My contribution in writing the subject paper was to point to this as evidence of the aether. A earthquake tremor involves bulk deployment of matter and I believe that the aether can be drastically disturbed by the sudden movement of matter. Now a very small movement of the lattice structure of the aether I describe in these Web pages can have a significant effect by distorting an FM radio signal but a judder of the electromagnetic reference frame would have little or no effect on the energy and so upon the signal carried by a long wave AM transmission. Accordingly, I see this phenomernon as observed by Markert as one more indication that there is a real aether.

This 1987 article in Electronics and Wireless World drew this to readers attention. I may add also that an insert in the body of the article was headed:

A Boost to Ether Theory?
It reads:
Readers may recall Dr. Aspden's earlier article "The ether - an assessment" in Wireless World. October [1982], if not his book Modern Aether Science. Though adherence to ether belief may seem futile, Dr. Aspden says he can now point to its predictive power.
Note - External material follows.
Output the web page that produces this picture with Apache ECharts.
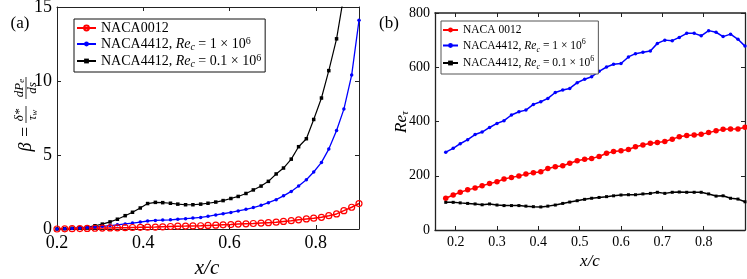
<!DOCTYPE html>
<html><head><meta charset="utf-8">
<script src="https://cdn.jsdelivr.net/npm/echarts@6/dist/echarts.min.js"></script>
<style>html,body{margin:0;padding:0;background:#fff}#c{width:747px;height:279px}</style>
</head><body><div id="c"></div>
<script>
// ---------- Panel (a) data ----------
const aX = [0.2,0.218,0.235,0.253,0.27,0.288,0.305,0.323,0.34,0.358,0.375,0.393,0.41,0.428,0.445,0.463,0.48,0.498,0.515,0.533,0.55,0.568,0.585,0.603,0.62,0.638,0.655,0.673,0.69,0.708,0.725,0.743,0.76,0.778,0.795,0.813,0.83,0.848,0.865,0.883,0.9];
const aRed = [0,0.01,0.02,0.03,0.04,0.05,0.06,0.07,0.08,0.09,0.1,0.11,0.12,0.13,0.15,0.17,0.19,0.2,0.21,0.22,0.24,0.26,0.28,0.3,0.33,0.35,0.37,0.4,0.43,0.46,0.51,0.56,0.62,0.68,0.73,0.79,0.9,1.02,1.24,1.47,1.72];
const aBlue = [0,0.02,0.04,0.07,0.1,0.14,0.18,0.23,0.28,0.34,0.4,0.47,0.54,0.58,0.6,0.62,0.66,0.7,0.74,0.78,0.86,0.95,1.03,1.12,1.22,1.33,1.45,1.6,1.78,1.98,2.24,2.54,2.9,3.33,3.85,4.5,5.4,6.65,8.1,10.4,14.1];
const aBlack = [0,0.02,0.05,0.08,0.13,0.22,0.33,0.48,0.66,0.9,1.13,1.42,1.72,1.8,1.78,1.74,1.68,1.64,1.64,1.68,1.74,1.82,1.92,2.06,2.2,2.4,2.64,2.9,3.22,3.72,4.12,4.72,5.56,6.1,7.4,8.85,10.7,12.85,15.8,19.5,24];
const aXTicks = [0.2,0.4,0.6,0.8];
const aYTicks = [0,5,10,15];

// ---------- Panel (b) data ----------
const bX = [0.176,0.194,0.211,0.229,0.247,0.264,0.282,0.3,0.317,0.335,0.353,0.37,0.388,0.406,0.423,0.441,0.459,0.476,0.494,0.512,0.529,0.547,0.565,0.582,0.6,0.618,0.635,0.653,0.671,0.688,0.706,0.724,0.741,0.759,0.777,0.794,0.812,0.83,0.847,0.865,0.883,0.9];
const bRed = [117,129,139,148,155,163,171,178,188,194,199,206,211,215,227,233,237,246,255,261,264,271,283,289,292,297,307,313,320,323,326,335,344,348,350,353,359,366,371,372,372,379];
const bBlue = [287,301,318,333,352,361,378,393,403,424,436,442,463,473,485,507,516,522,543,556,565,585,601,611,614,638,650,655,660,688,700,698,710,725,725,716,735,729,713,722,703,678];
const bBlack = [102,102,100,98,96,93,96,92,90,90,90,88,86,85,88,92,98,103,108,113,117,120,123,126,129,130,130,133,135,139,135,139,140,139,139,139,133,125,126,117,114,104];
const bXTicks = [0.2,0.3,0.4,0.5,0.6,0.7,0.8];
const bYTicks = [0,200,400,600,800];

const FF = "'Liberation Serif', 'DejaVu Serif', serif";
const nA0 = 'NACA0012', nA1 = 'NACA4412 Re1 a', nA2 = 'NACA4412 Re01 a';
const nB0 = 'NACA 0012', nB1 = 'NACA4412 Re1 b', nB2 = 'NACA4412 Re01 b';
const legendText = {};
legendText[nA0] = '{t|NACA0012}';
legendText[nA1] = '{t|NACA4412, }{i|Re}{s|c}{t| = 1 × 10}{p|6}';
legendText[nA2] = '{t|NACA4412, }{i|Re}{s|c}{t| = 0.1 × 10}{p|6}';
legendText[nB0] = '{t|NACA 0012}';
legendText[nB1] = legendText[nA1];
legendText[nB2] = legendText[nA2];

function pairs(xs, ys){ return xs.map((x,i)=>[x, ys[i]]); }
function richFor(fs){
  const sfs = Math.round(fs*0.7);
  return {
    t:{fontFamily:FF, fontSize:fs, lineHeight:16, color:'#000'},
    i:{fontFamily:FF, fontSize:fs, fontStyle:'italic', lineHeight:16, color:'#000'},
    s:{fontFamily:FF, fontSize:sfs, fontStyle:'italic', lineHeight:8, verticalAlign:'bottom', color:'#000'},
    p:{fontFamily:FF, fontSize:sfs, lineHeight:8, verticalAlign:'top', color:'#000'}
  };
}
const axColor = '#222';
function xAx(g, pos, min, max, ticks, show, fs, lw){
  return {type:'value', gridIndex:g, position:pos, min:min, max:max,
    axisLine:{show:true, onZero:false, lineStyle:{color:axColor, width:lw}},
    axisTick:{show:true, inside:true, length:4, customValues:ticks, lineStyle:{color:axColor, width:1}},
    axisLabel:{show:show, customValues:ticks, fontSize:fs, fontFamily:FF, color:'#000', margin:5},
    splitLine:{show:false}};
}
function yAx(g, pos, min, max, interval, show, fs, lw){
  return {type:'value', gridIndex:g, position:pos, min:min, max:max, interval:interval,
    axisLine:{show:true, onZero:false, lineStyle:{color:axColor, width:lw}},
    axisTick:{show:true, inside:true, length:4, lineStyle:{color:axColor, width:1}},
    axisLabel:{show:show, fontSize:fs, fontFamily:FF, color:'#000', margin:5},
    splitLine:{show:false}};
}
function ser(name, xi, yi, data, color, symbol, size, lw, hollow){
  return {type:'line', name:name, xAxisIndex:xi, yAxisIndex:yi, data:data,
    symbol:symbol, symbolSize:size, showSymbol:true, clip:true,
    lineStyle:{color:color, width:lw},
    itemStyle: hollow ? {color:'rgba(255,255,255,0)', borderColor:color, borderWidth:1.2} : {color:color},
    emphasis:{disabled:true}, z: 2};
}
const fr = (txt, sub) => ({text:'{a|'+txt+'}'+(sub?'{b|'+sub+'}':''), textAlign:'center', textVerticalAlign:'middle',
  rich:{a:{fontFamily:FF, fontSize:13, fontStyle:'italic', lineHeight:14, fill:'#000'},
        b:{fontFamily:FF, fontSize:9, fontStyle:'italic', lineHeight:6, verticalAlign:'bottom', fill:'#000'}}});

const chart = echarts.init(document.getElementById('c'), null, {renderer:'canvas'});
const option = {
  animation:false,
  backgroundColor:'#fff',
  grid:[
    {left:57, right:388, top:7, bottom:50, outerBoundsMode:'none', containLabel:false},
    {left:435, right:2, top:13, bottom:49, outerBoundsMode:'none', containLabel:false}
  ],
  xAxis:[
    xAx(0,'bottom',0.2,0.9,aXTicks,true,18,1),
    xAx(0,'top',0.2,0.9,aXTicks,false,18,1),
    xAx(1,'bottom',0.15,0.9,bXTicks,true,14,1.3),
    xAx(1,'top',0.15,0.9,bXTicks,false,14,1.6)
  ],
  yAxis:[
    yAx(0,'left',0,15,5,true,18,1),
    yAx(0,'right',0,15,5,false,18,1),
    yAx(1,'left',0,800,200,true,14,1.3),
    yAx(1,'right',0,800,200,false,14,1.3)
  ],
  legend:[
    {orient:'vertical', left:74, top:19, data:[nA0,nA1,nA2], selectedMode:false,
     itemWidth:19, itemHeight:6, itemGap:1, padding:[2,4,3,2], align:'left',
     borderColor:'#111', borderWidth:1, backgroundColor:'#fff',
     formatter:function(n){return legendText[n];}, textStyle:{fontFamily:FF, rich:richFor(14)}},
    {orient:'vertical', left:441, top:21, data:[nB0,nB1,nB2], selectedMode:false,
     itemWidth:15, itemHeight:6, itemGap:1.5, padding:[3,4,3,1], align:'left',
     borderColor:'#555', borderWidth:1, backgroundColor:'#fff',
     formatter:function(n){return legendText[n];}, textStyle:{fontFamily:FF, rich:richFor(11.5)}}
  ],
  series:[
    ser(nA2,0,0,pairs(aX,aBlack),'#000000','rect',3.5,1.2,false),
    ser(nA1,0,0,pairs(aX,aBlue),'#0000ff','circle',3.5,1.3,false),
    ser(nA0,0,0,pairs(aX,aRed),'#ff0000','circle',6,1.5,true),
    ser(nB0,2,2,pairs(bX,bRed),'#ff0000','circle',5.5,1.5,false),
    ser(nB1,2,2,pairs(bX,bBlue),'#0000ff','circle',3.5,1.5,false),
    ser(nB2,2,2,pairs(bX,bBlack),'#000000','rect',3,1.5,false)
  ],
  graphic:[
    {type:'text', x:20, y:24, style:{text:'(a)', font:'17px '+FF, fill:'#000', textAlign:'center', textVerticalAlign:'middle'}},
    {type:'text', x:389, y:24, style:{text:'(b)', font:'17px '+FF, fill:'#000', textAlign:'center', textVerticalAlign:'middle'}},
    {type:'text', x:207, y:268, style:{text:'x/c', font:'italic 21px '+FF, fill:'#000', textAlign:'center', textVerticalAlign:'middle'}},
    {type:'text', x:590, y:262, style:{text:'x/c', font:'italic 17px '+FF, fill:'#000', textAlign:'center', textVerticalAlign:'middle'}},
    {type:'text', x:402, y:122, rotation:Math.PI/2, style:{text:'{i|Re}{s|τ}', textAlign:'center', textVerticalAlign:'middle',
      rich:{i:{fontFamily:FF, fontSize:17, fontStyle:'italic', lineHeight:18, fill:'#000'}, s:{fontFamily:FF, fontSize:11, fontStyle:'italic', lineHeight:8, verticalAlign:'bottom', fill:'#000'}}}},
    {type:'group', x:26, y:153, rotation:Math.PI/2, children:[
      {type:'text', x:6, y:0, style:{text:'β', font:'italic 18px '+FF, fill:'#000', textAlign:'center', textVerticalAlign:'middle'}},
      {type:'text', x:21, y:0, style:{text:'=', font:'18px '+FF, fill:'#000', textAlign:'center', textVerticalAlign:'middle'}},
      {type:'text', x:38, y:-6.5, style:fr('δ*')},
      {type:'line', shape:{x1:30, y1:0, x2:47, y2:0}, style:{stroke:'#000', lineWidth:0.8}},
      {type:'text', x:38, y:6.5, style:fr('τ','w')},
      {type:'text', x:65, y:-6.5, style:fr('dP','e')},
      {type:'line', shape:{x1:54, y1:0, x2:76, y2:0}, style:{stroke:'#000', lineWidth:0.8}},
      {type:'text', x:65, y:6.5, style:fr('ds')}
    ]}
  ]
};
chart.setOption(option);
</script></body></html>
There is currently no accepted explanation for the proton-electron mass ratio, but amongst Aspden's many scientific papers is "Calculation of the proton mass in a lattice model of the ether". By a major technological advance, the proton-electron mass ratio was recently measured to within a precision of 41 parts per billion, a severe test for the value given by ether theory. The authors of the experiment have acknowledged in their report that the value given by Dr. Aspden's theory was "remarkably close to the experimentally measured value (i.e. within two standard deviations)". They also said that this was "even more curious" taking into account that the theory was published several years before direct precision measurement of this ratio had begun.